Acho que isso é meio caminho andado». Contudo, fora desse círculo mais
restrito, isso nem sempre acontece. «Às vezes sinto que as pessoas se
estão nas tintas para o facto de eu estar ou não doente. Nem sequer
imaginam o mal-estar que se sente, física e psicologicamente, quando
estamos em crise. E, ou ficamos em casa, isolados e a sofrer, ou vamos
trabalhar porque às vezes até se consegue – já cheguei a gravar quatro
programas seguidos com uma crise brutal – e tentamos ultrapassar, nós
próprios, a situação. Socialmente é mais complicado».

«A nossa
vida fica muito condicionada pela localização da casa de banho, porque o
problema principal da doença é a diarreia constante. Já anulei muitos
compromissos porque estava em crise», reconhece. O segredo parece ser
pensar um dia de cada vez e tentar, com calma e paciência, ultrapassar
pequenos obstáculos diariamente: «Tento viver normalmente», afirma com
um sorriso.

Os conselhos de Marina Caldas

1. Pensar positivo

«Vejam a doença como algo menos bom com que temos de viver, mas não se centrem na tristeza e na angústia, nem façam do “não posso fazer isso porque a doença não deixa” a vossa mensagem diária. Pelo contrário, assumam que têm a doença, expliquem a todos os que estão à vossa volta os problemas que têm de enfrentar e dêem a volta por cima. A doença é crónica mas só nos mata se nós deixarmos.»

2. Partilhar experiências

«Conhecer pessoas com o mesmo problema que nós é positivo. Claro que é óptimo saber que não somos só nós. No entanto, também é mau perceber que a doença tem vindo a aumentar e que atinge cada vez pessoas mais novas e que vão ter problemas para o resto das vidas.»

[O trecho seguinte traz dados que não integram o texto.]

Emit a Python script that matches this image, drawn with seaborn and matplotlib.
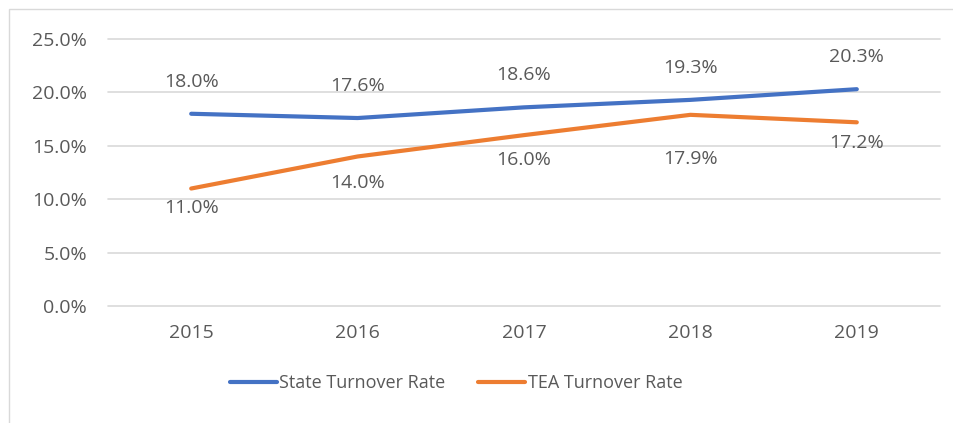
import matplotlib
matplotlib.use("Agg")
import matplotlib.pyplot as plt
import seaborn as sns
import pandas as pd
from matplotlib.patches import Rectangle
from matplotlib.lines import Line2D

years = ["2015", "2016", "2017", "2018", "2019"]
state_rate = [18.0, 17.6, 18.6, 19.3, 20.3]
tea_rate = [11.0, 14.0, 16.0, 17.9, 17.2]
series_names = ["State Turnover Rate", "TEA Turnover Rate"]
y_ticks = [0, 5, 10, 15, 20, 25]

# label offsets (points) — styling only
state_label_offsets = [23, 23, 23, 23, 23]
tea_label_offsets = [-14, -19, -18, -32, -15]

sns.set_theme(style="white")
plt.rcParams["font.family"] = ["Open Sans", "DejaVu Sans"]
text_color = "#595959"
colors = ["#4472C4", "#ED7D31"]
fs = 14

df = pd.DataFrame({
    "Year": years * 2,
    "Rate": state_rate + tea_rate,
    "Series": [series_names[0]] * len(years) + [series_names[1]] * len(years),
})

fig = plt.figure(figsize=(9.54, 4.23), dpi=100)
ax = fig.add_axes([108 / 954, 1 - 306 / 423, (940 - 108) / 954, (306 - 39) / 423])

sns.lineplot(data=df, x="Year", y="Rate", hue="Series", palette=colors,
             linewidth=3, ax=ax, legend=False, sort=False)
for ln in ax.lines:
    ln.set_solid_capstyle("round")

ax.set_xlim(-0.5, len(years) - 0.5)
ax.set_ylim(0, 25)
ax.set_yticks(y_ticks)
ax.set_yticklabels([f"{v:.1f}%" for v in y_ticks])
ax.grid(axis="y", color="#D9D9D9", linewidth=1.2)
for gl in ax.get_ygridlines():
    gl.set_clip_on(False)
ax.set_axisbelow(True)
for s in ax.spines.values():
    s.set_visible(False)
ax.set_xlabel("")
ax.set_ylabel("")
ax.tick_params(axis="both", length=0, labelsize=fs, colors=text_color)
ax.tick_params(axis="y", pad=15)
ax.tick_params(axis="x", pad=13)

for i, v in enumerate(state_rate):
    ax.annotate(f"{v:.1f}%", (i, v), xytext=(0, state_label_offsets[i]),
                textcoords="offset points", ha="center", va="center",
                fontsize=fs, color=text_color)
for i, v in enumerate(tea_rate):
    ax.annotate(f"{v:.1f}%", (i, v), xytext=(0, tea_label_offsets[i]),
                textcoords="offset points", ha="center", va="center",
                fontsize=fs, color=text_color)

handles = [Line2D([0], [0], color=c, linewidth=3, solid_capstyle="round") for c in colors]
fig.legend(handles, series_names, loc="center", bbox_to_anchor=(456 / 954, 1 - 383 / 423),
           ncol=2, frameon=False, fontsize=13, labelcolor=text_color,
           handlelength=2.6, handletextpad=0.15, columnspacing=1.8)

fig.patches.append(Rectangle((9 / 954, -0.1), 1.2, 1 - 9 / 423 + 0.1, transform=fig.transFigure,
                             fill=False, edgecolor="#D9D9D9", linewidth=1))

fig.savefig("out.png", dpi=100)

3. Controlar a alimentação

«Saiba escolher os alimentos que lhe são benéficos e eliminar os que lhe são prejudiciais».

4. Procurar ajuda médica

«Sei que há casos complicadíssimos em que os doentes passam anos à espera do diagnóstico correcto. Quanto mais depressa for diagnosticada a doença, mais cedo começa a saber enfrentá-la. É muito importante estabelecer uma relação de confiança com o seu médico e estar o mais informada possível.»